LETTERA DALLE RETROVIE
di Franca Soglia, presidente della Cooperativa Sociale Kara Bobowski
In questa guerra contro il Covid-19, non siamo gli esperti virologi e infettivologi che in questi giorni abbiamo imparato a conoscere e ascoltare con grande attenzione.
Non siamo i politici chiamati a cruciali decisioni per il bene collettivo.
Non siamo i medici e gli infermieri in prima linea che con competenza, coraggio e dedizione sono impegnati in uno sforzo enorme per garantire a tutti le cure necessarie a far prevalere la vita.
Noi della Cooperativa Sociale Kara Bobowski siamo parte di quella moltitudine di soldati di cui nessuno parla e che ogni giorno trasgredisce il mantra #iorestoacasa. Ma la nostra è una trasgressione densa di responsabilità, perché siamo chiamati a garantire cura e assistenza a chi una casa dove stare non ce l’ha o a chi non può permettersi il rischio di rimanere solo.
Siamo l’esercito di operatori sanitari, educatori e ausiliari che operano nei centri residenziali per persone con disabilità, nelle case di riposo per anziani, nelle tante comunità di accoglienza.
Per molti siamo una truppa di invisibili. Nelle retrovie, non facciamo rumore, non ci facciamo notare, ma svolgiamo un compito allo stesso tempo semplice e immenso: garantire che tutto rimanga uguale anche se tutto è cambiato, mantenere intatto il mondo delle persone più fragili, nonostante ora la fragilità sia qualcosa di palpabile, per ognuno di noi.
In questi giorni difficili per tutti, la vita continua a scorrere anche nelle nostre comunità: La Libellula, La casa di Gaia e Alma. Sono tre case, tra le tante case italiane, anche se si tratta di famiglie un po’ speciali, certamente più numerose e movimentate della media.
Al centro La Libellula vivono 12 persone con disabilità grave, ad Alma 5 ragazze minorenni e nella Casa di Gaia 8 mamme, di cui una in attesa, e 12 bambini di età compresa tra 1 e 13 anni. Chiunque può comprendere quanto possa essere impegnativo cercare di attenersi alle regole di comportamento, specie quella che riguarda la distanza tra le persone, ma non ci scoraggiamo. Nessuno ci ha fornito le ormai celebri mascherine ma alcune ce le siamo procurate, con non poca fatica, ed andiamo avanti, giorno dopo giorno, un passo alla volta, cercando di donare normalità e serenità.
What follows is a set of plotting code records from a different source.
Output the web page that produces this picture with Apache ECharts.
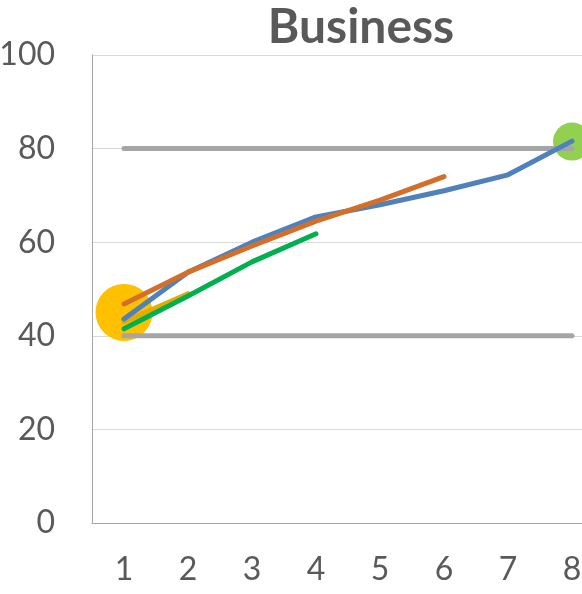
<!DOCTYPE html>
<html><head><meta charset="utf-8">
<script src="https://cdn.jsdelivr.net/npm/echarts@6/dist/echarts.min.js"></script>
<style>html,body{margin:0;padding:0;background:#fff}#c{width:582px;height:594px}</style>
</head><body><div id="c"></div>
<script>
const categories = ['1','2','3','4','5','6','7','8'];
const blueVals = [43.6, 53.6, 60, 65.4, 68, 71, 74.4, 81.6];
const orangeVals = [46.8, 53.6, 59.2, 64.5, 69, 74, null, null];
const greenVals = [41.5, 48.5, 55.8, 61.8, null, null, null, null];
const goldVals = [43, 49, null, null, null, null, null, null];
const upperLimit = [80, 80, 80, 80, 80, 80, 80, 80];
const lowerLimit = [40, 40, 40, 40, 40, 40, 40, 40];
const startPoint = [45, null, null, null, null, null, null, null];
const endPoint = [null, null, null, null, null, null, null, 81.5];
const yTicks = [0, 20, 40, 60, 80, 100];

const chart = echarts.init(document.getElementById('c'));
const font = 'Lato, "Open Sans", sans-serif';
function line(data, color, z) {
  return {type:'line', data, symbol:'none', z,
    lineStyle:{color, width:5, cap:'round', join:'round'}, connectNulls:false, animation:false};
}
chart.setOption({
  animation:false,
  title:{text:'Business', left:356, top:-1, textAlign:'center',
    textStyle:{fontFamily:font, fontSize:48, fontWeight:'bold', color:'#595959'}},
  grid:{left:92, top:55, width:512, height:468, containLabel:false, outerBoundsMode:'none'},
  xAxis:{type:'category', data:categories, boundaryGap:true,
    axisLine:{lineStyle:{color:'#A6A6A6', width:1}}, axisTick:{show:false},
    axisLabel:{fontFamily:font, fontSize:32, color:'#595959', margin:31}},
  yAxis:{type:'value', min:yTicks[0], max:yTicks[yTicks.length-1], interval:20,
    axisLine:{show:true, lineStyle:{color:'#A6A6A6', width:1}}, axisTick:{show:false},
    splitLine:{lineStyle:{color:'#D9D9D9', width:1}},
    axisLabel:{fontFamily:font, fontSize:32, color:'#595959', margin:37}},
  series:[
    {type:'scatter', data:startPoint, symbolSize:57, itemStyle:{color:'#FFC000', opacity:1}, z:1},
    {type:'scatter', data:endPoint, symbolSize:38, itemStyle:{color:'#92D050', opacity:1}, z:1},
    line(upperLimit, '#A5A5A5', 2),
    line(lowerLimit, '#A5A5A5', 2),
    line(goldVals, '#E2AC00', 3),
    line(greenVals, '#00B050', 4),
    line(blueVals, '#4F81BD', 5),
    line(orangeVals, '#D46F2A', 6)
  ]
});
</script></body></html>
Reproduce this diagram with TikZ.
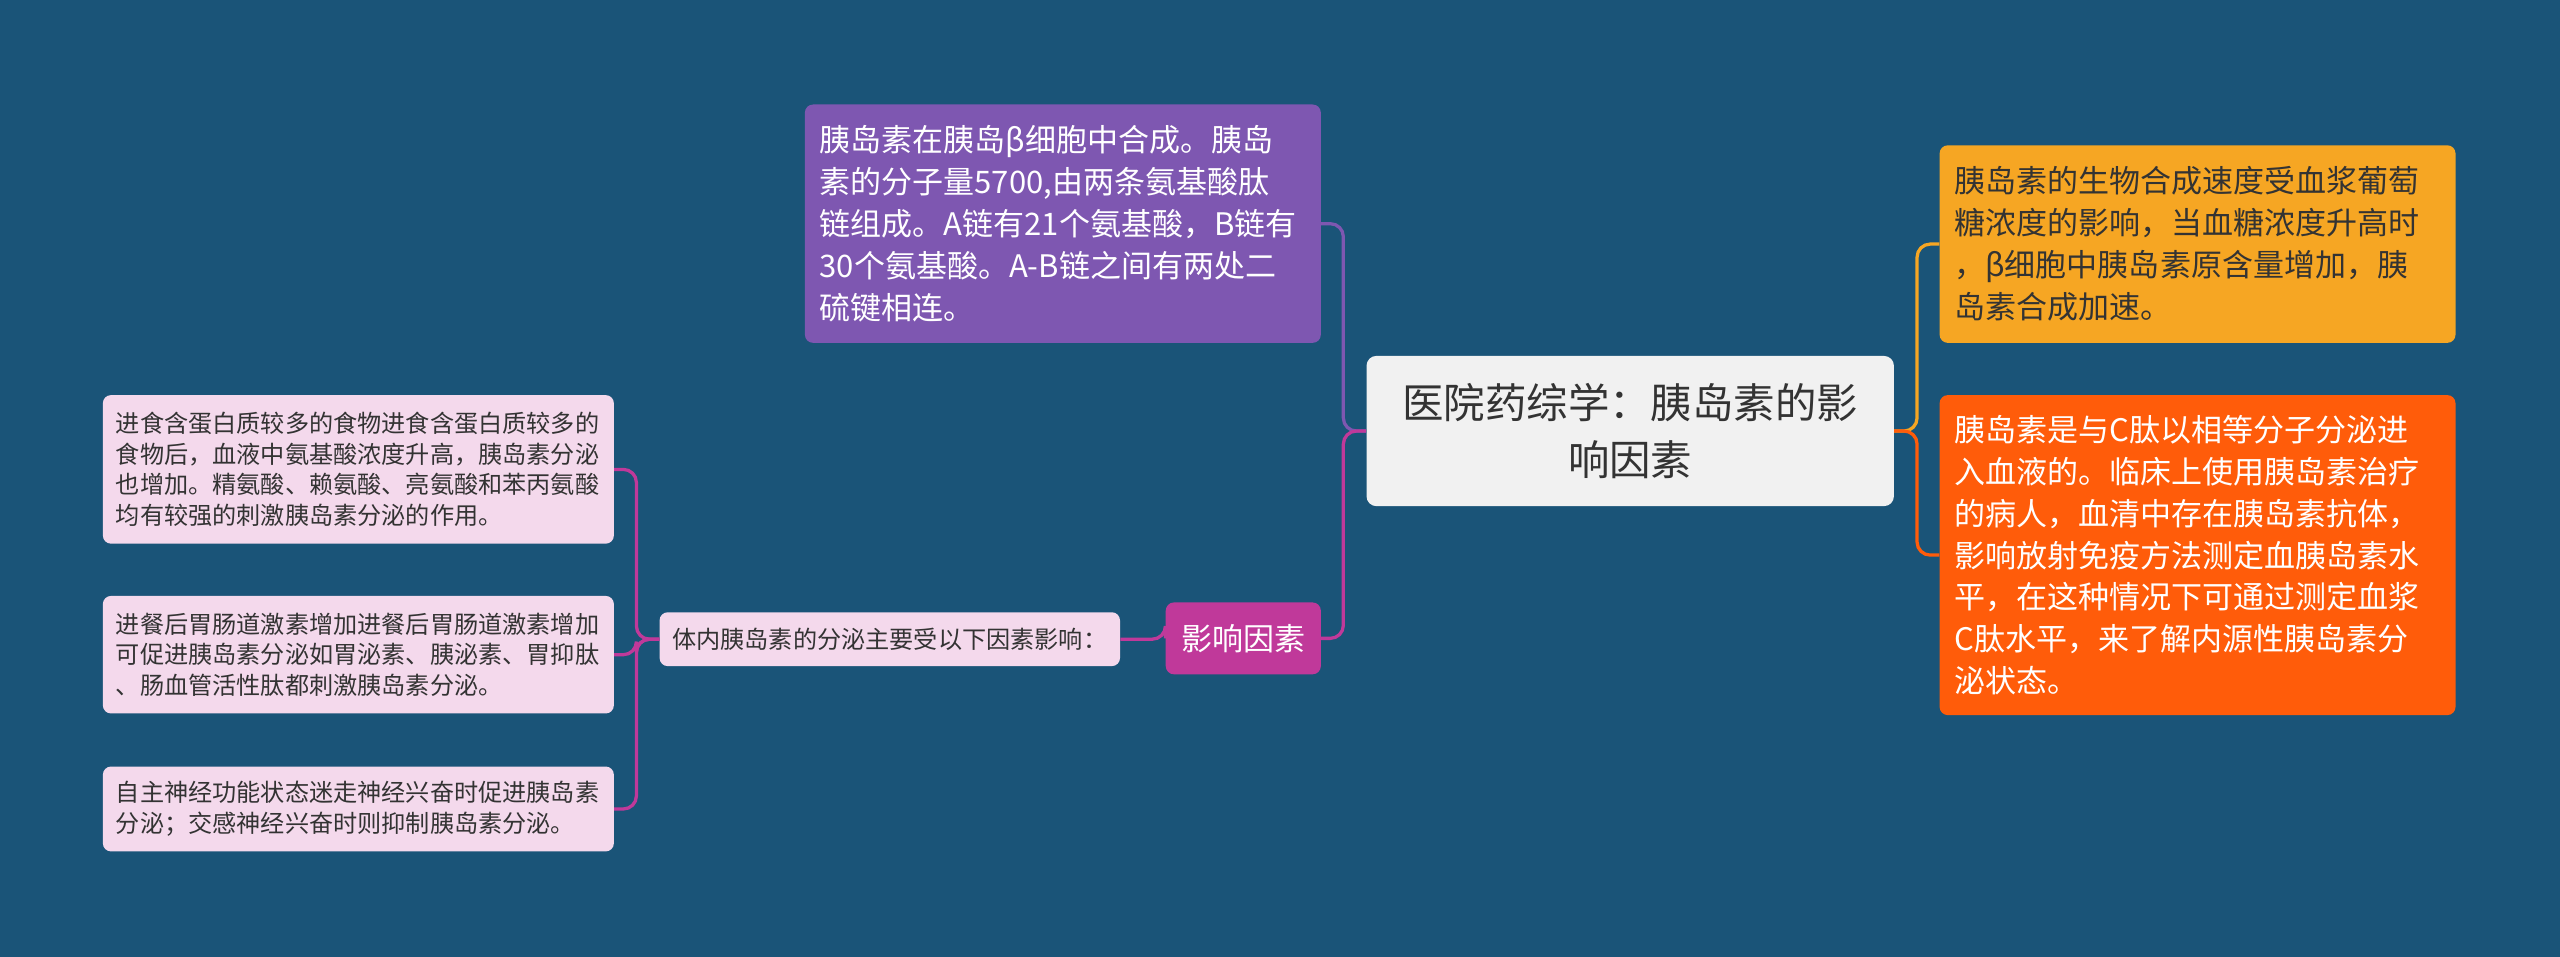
\documentclass[tikz,border=0pt]{standalone}
\usepackage{fontspec}
\newfontfamily\cjk{Noto Sans CJK SC}

\definecolor{bgblue}{HTML}{1A5478}
\definecolor{rootgray}{HTML}{F1F1F1}
\definecolor{darktext}{HTML}{333333}
\definecolor{cardpurple}{HTML}{7E57B1}
\definecolor{cardmagenta}{HTML}{C0399A}
\definecolor{cardpink}{HTML}{F4D9EC}
\definecolor{cardyellow}{HTML}{F6A623}
\definecolor{cardorange}{HTML}{FF5C0A}

\tikzset{
  card/.style={rounded corners=5pt, inner ysep=0pt, align=left},
  bigtext/.style={font=\cjk\fontsize{19pt}{25.7pt}\selectfont},
  smalltext/.style={font=\cjk\fontsize{14.8pt}{18.8pt}\selectfont},
  link/.style={draw=#1, line width=2pt, rounded corners=8pt}
}

\begin{document}
\begin{tikzpicture}[x=1pt,y=-1pt]
\path[use as bounding box, fill=bgblue] (0,0) rectangle (1568,586);
% Length of the stub between a node and its trunk
\def\stub{14}

% The root in the middle
\node[card, align=center, fill=rootgray, text=darktext, rounded corners=6pt,
  minimum width=323pt, minimum height=92pt,
  font=\cjk\fontsize{25.4pt}{34.7pt}\selectfont] (root) at (998.5,264)
  {医院药综学：胰岛素的影\\响因素};

% Branches on the left of the root
\node[card, bigtext, fill=cardpurple, text=white, inner xsep=9pt,
  text width=298pt, minimum height=146pt] (synth) at (651,137)
  {胰岛素在胰岛β细胞中合成。胰岛\\素的分子量5700,由两条氨基酸肽\\链组成。A链有21个氨基酸，B链有\\30个氨基酸。A-B链之间有两处二\\硫键相连。};
\node[card, bigtext, align=center, fill=cardmagenta, text=white,
  minimum width=95pt, minimum height=44pt] (factor) at (761.5,391) {影响因素};
\node[card, smalltext, align=center, fill=cardpink, text=darktext,
  minimum width=282pt, minimum height=33pt] (secret) at (545,391.5)
  {体内胰岛素的分泌主要受以下因素影响：};

% The three factors
\node[card, smalltext, fill=cardpink, text=darktext, inner xsep=8pt,
  text width=297pt, minimum height=91pt] (food) at (219.5,287.5)
  {进食含蛋白质较多的食物进食含蛋白质较多的\\食物后，血液中氨基酸浓度升高，胰岛素分泌\\也增加。精氨酸、赖氨酸、亮氨酸和苯丙氨酸\\均有较强的刺激胰岛素分泌的作用。};
\node[card, smalltext, fill=cardpink, text=darktext, inner xsep=8pt,
  text width=297pt, minimum height=72pt] (gut) at (219.5,401)
  {进餐后胃肠道激素增加进餐后胃肠道激素增加\\可促进胰岛素分泌如胃泌素、胰泌素、胃抑肽\\、肠血管活性肽都刺激胰岛素分泌。};
\node[card, smalltext, fill=cardpink, text=darktext, inner xsep=8pt,
  text width=297pt, minimum height=52pt] (nerve) at (219.5,495.5)
  {自主神经功能状态迷走神经兴奋时促进胰岛素\\分泌；交感神经兴奋时则抑制胰岛素分泌。};

% Branches on the right of the root
\node[card, bigtext, fill=cardyellow, text=darktext, inner xsep=9pt,
  text width=298pt, minimum height=121pt] (glucose) at (1346,149.5)
  {胰岛素的生物合成速度受血浆葡萄\\糖浓度的影响，当血糖浓度升高时\\，β细胞中胰岛素原含量增加，胰\\岛素合成加速。};
\node[card, bigtext, fill=cardorange, text=white, inner xsep=9pt,
  text width=298pt, minimum height=196pt] (cpep) at (1346,340)
  {胰岛素是与C肽以相等分子分泌进\\入血液的。临床上使用胰岛素治疗\\的病人，血清中存在胰岛素抗体，\\影响放射免疫方法测定血胰岛素水\\平，在这种情况下可通过测定血浆\\C肽水平，来了解内源性胰岛素分\\泌状态。};

% Connect the root to its branches
\draw[link=cardpurple] (root.west) -- ++(-\stub,0) |- (synth.east);
\draw[link=cardmagenta] (root.west) -- ++(-\stub,0) |- (factor.east);
\draw[link=cardyellow] (root.east) -- ++(\stub,0) |- (glucose.west);
\draw[link=cardorange] (root.east) -- ++(\stub,0) |- (cpep.west);

% Connect the factors
\draw[link=cardmagenta] (factor.west) -- (secret.west -| factor.west) -- (secret.east);
\foreach \leaf in {food,gut,nerve}
  \draw[link=cardmagenta] (secret.west) -- ++(-\stub,0) |- (\leaf.east);
\end{tikzpicture}
\end{document}
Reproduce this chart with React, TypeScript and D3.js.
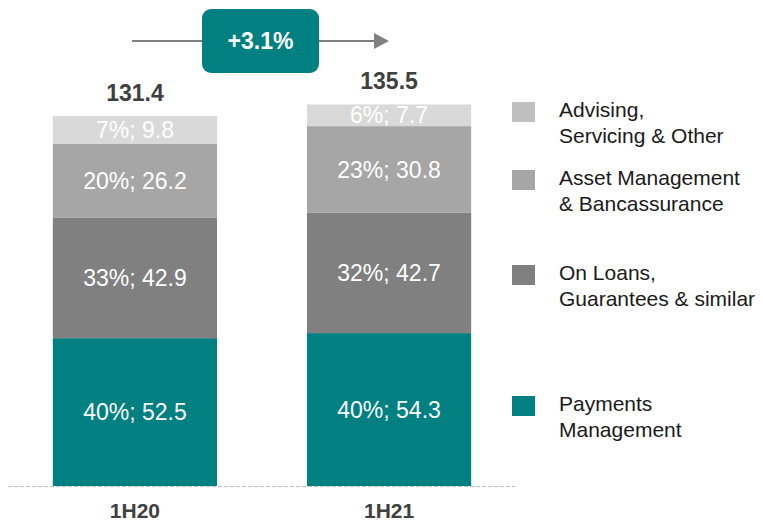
import { useEffect, useRef } from "react";
import * as d3 from "d3";

const periods = ["1H20", "1H21"];
const totals = [131.4, 135.5];
const growthLabel = "+3.1%";

const seriesNames = [
  "Payments Management",
  "On Loans, Guarantees & similar",
  "Asset Management & Bancassurance",
  "Advising, Servicing & Other",
];
const payments = [52.5, 54.3];
const loans = [42.9, 42.7];
const assetMgmt = [26.2, 30.8];
const advising = [9.8, 7.7];
const shares = [
  ["40%", "40%"],
  ["33%", "32%"],
  ["20%", "23%"],
  ["7%", "6%"],
];

const legendLines = [
  ["Payments", "Management"],
  ["On Loans,", "Guarantees & similar"],
  ["Asset Management", "& Bancassurance"],
  ["Advising,", "Servicing & Other"],
];

const barColors = ["#008080", "#808080", "#A6A6A6", "#D9D9D9"];
const legendColors = ["#008080", "#808080", "#A6A6A6", "#BFBFBF"];

const FONT = "'Liberation Sans', Arial, sans-serif";

const App = () => {
  const ref = useRef<SVGSVGElement>(null);

  useEffect(() => {
    const width = 763;
    const height = 523;
    const svg = d3.select(ref.current);
    svg.selectAll("*").remove();
    svg.attr("viewBox", [0, 0, width, height]);

    const x = d3.scaleBand().domain(periods).range([2, 522]).paddingInner(0.354).paddingOuter(0.2);
    const y = d3.scaleLinear().domain([0, 131.4]).range([486, 116]);

    const rows = periods.map((p, i) => ({
      period: p,
      s0: payments[i],
      s1: loans[i],
      s2: assetMgmt[i],
      s3: advising[i],
    }));
    const stacked = d3.stack<any>().keys(["s0", "s1", "s2", "s3"])(rows);

    // baseline
    svg
      .append("line")
      .attr("x1", 8)
      .attr("x2", 515)
      .attr("y1", y(0) + 0.5)
      .attr("y2", y(0) + 0.5)
      .attr("stroke", "#BFBFBF")
      .attr("stroke-width", 1)
      .attr("stroke-dasharray", "4,2");

    const layers = svg
      .append("g")
      .selectAll("g")
      .data(stacked)
      .join("g")
      .attr("fill", (_d, i) => barColors[i]);

    layers
      .selectAll("rect")
      .data((d) => d.map((v) => v))
      .join("rect")
      .attr("x", (d: any) => x(d.data.period)!)
      .attr("width", x.bandwidth())
      .attr("y", (d) => y(d[1]))
      .attr("height", (d) => y(d[0]) - y(d[1]));

    // segment labels
    stacked.forEach((layer, li) => {
      svg
        .append("g")
        .selectAll("text")
        .data(layer)
        .join("text")
        .attr("x", (d: any) => x(d.data.period)! + x.bandwidth() / 2)
        .attr("y", (d) => (y(d[0]) + y(d[1])) / 2 + 2)
        .attr("text-anchor", "middle")
        .attr("dominant-baseline", "middle")
        .attr("fill", "#fff")
        .attr("font-family", FONT)
        .attr("font-size", 23)
        .text((d, i) => `${shares[li][i]}; ${(d[1] - d[0]).toFixed(1)}`);
    });

    // totals
    svg
      .append("g")
      .selectAll("text")
      .data(totals)
      .join("text")
      .attr("x", (_d, i) => x(periods[i])! + x.bandwidth() / 2)
      .attr("y", (d) => y(d) - 15)
      .attr("text-anchor", "middle")
      .attr("fill", "#404040")
      .attr("font-family", FONT)
      .attr("font-weight", "bold")
      .attr("font-size", 23)
      .text((d) => d.toFixed(1));

    // category labels
    svg
      .append("g")
      .selectAll("text")
      .data(periods)
      .join("text")
      .attr("x", (d) => x(d)! + x.bandwidth() / 2)
      .attr("y", 518)
      .attr("text-anchor", "middle")
      .attr("fill", "#404040")
      .attr("font-family", FONT)
      .attr("font-weight", "bold")
      .attr("font-size", 21)
      .text((d) => d);

    // growth arrow
    const ay = 41;
    svg
      .append("line")
      .attr("x1", 132)
      .attr("x2", 376)
      .attr("y1", ay)
      .attr("y2", ay)
      .attr("stroke", "#808080")
      .attr("stroke-width", 2);
    svg
      .append("path")
      .attr("d", `M374,${ay - 8}L389,${ay}L374,${ay + 8}Z`)
      .attr("fill", "#808080");
    svg
      .append("rect")
      .attr("x", 202)
      .attr("y", 9)
      .attr("width", 117)
      .attr("height", 64)
      .attr("rx", 9)
      .attr("fill", "#008080");
    svg
      .append("text")
      .attr("x", 260.5)
      .attr("y", 43)
      .attr("text-anchor", "middle")
      .attr("dominant-baseline", "middle")
      .attr("fill", "#fff")
      .attr("font-family", FONT)
      .attr("font-weight", "bold")
      .attr("font-size", 23)
      .text(growthLabel);

    // legend
    const legendY = [404, 273, 178, 110];
    const legend = svg
      .append("g")
      .selectAll("g")
      .data(seriesNames)
      .join("g")
      .attr("transform", (_d, i) => `translate(512,${legendY[i]})`);
    legend
      .append("rect")
      .attr("x", 0)
      .attr("y", -8)
      .attr("width", 23)
      .attr("height", 20)
      .attr("fill", (_d, i) => legendColors[i]);
    legend.each(function (_d, i) {
      const g = d3.select(this);
      legendLines[i].forEach((line, j) => {
        g.append("text")
          .attr("x", 47)
          .attr("y", j * 26 + 1)
          .attr("dominant-baseline", "middle")
          .attr("fill", "#1a1a1a")
          .attr("font-family", FONT)
          .attr("font-size", 21)
          .text(line);
      });
    });
  }, []);

  return (
    <svg
      ref={ref}
      width={763}
      height={523}
      style={{ position: "absolute", left: 0, top: 0, display: "block" }}
    />
  );
};

export default App;
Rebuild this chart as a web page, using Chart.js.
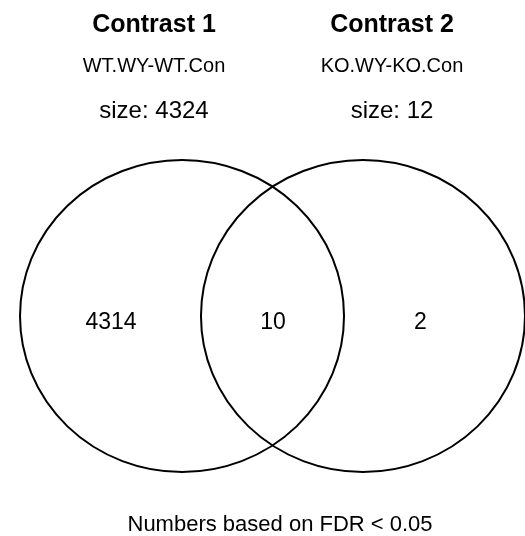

Per tutto quello che hanno sempre fatto e continuano a fare, dico GRAZIE a quelli che chiamo “le mie ragazze e i miei ragazzi”: Katia, Graziella, Valeria, Alessandra, Maria N., Fatima, Maja, Gloria V., Sabrina, Elisabetta, Arianna, Paola P., Cristina, Santina, Silvia, Paolo, Lyubov, Maria Grazia, Alice, Paola B., Eleonora, Gloria G., Alda, Jessica, Renata, Paola C., Marta M., Lucrezia, Anita, Mario, Elisabeta, Mauro, Veronica, Sergio, Maurizia, Angela, Monia, Loredana, Tetyana, Donatella, Michela M., Massimiliano, Maria M., Francesca, Michela P., Elena, Susana, Marta P., Simona, Marzia, Anna Maria.
E dico GRAZIE a tutti gli altri sparsi nelle retrovie della nostra cara Italia.
Non è facile, ma #andratuttobene anche per merito vostro.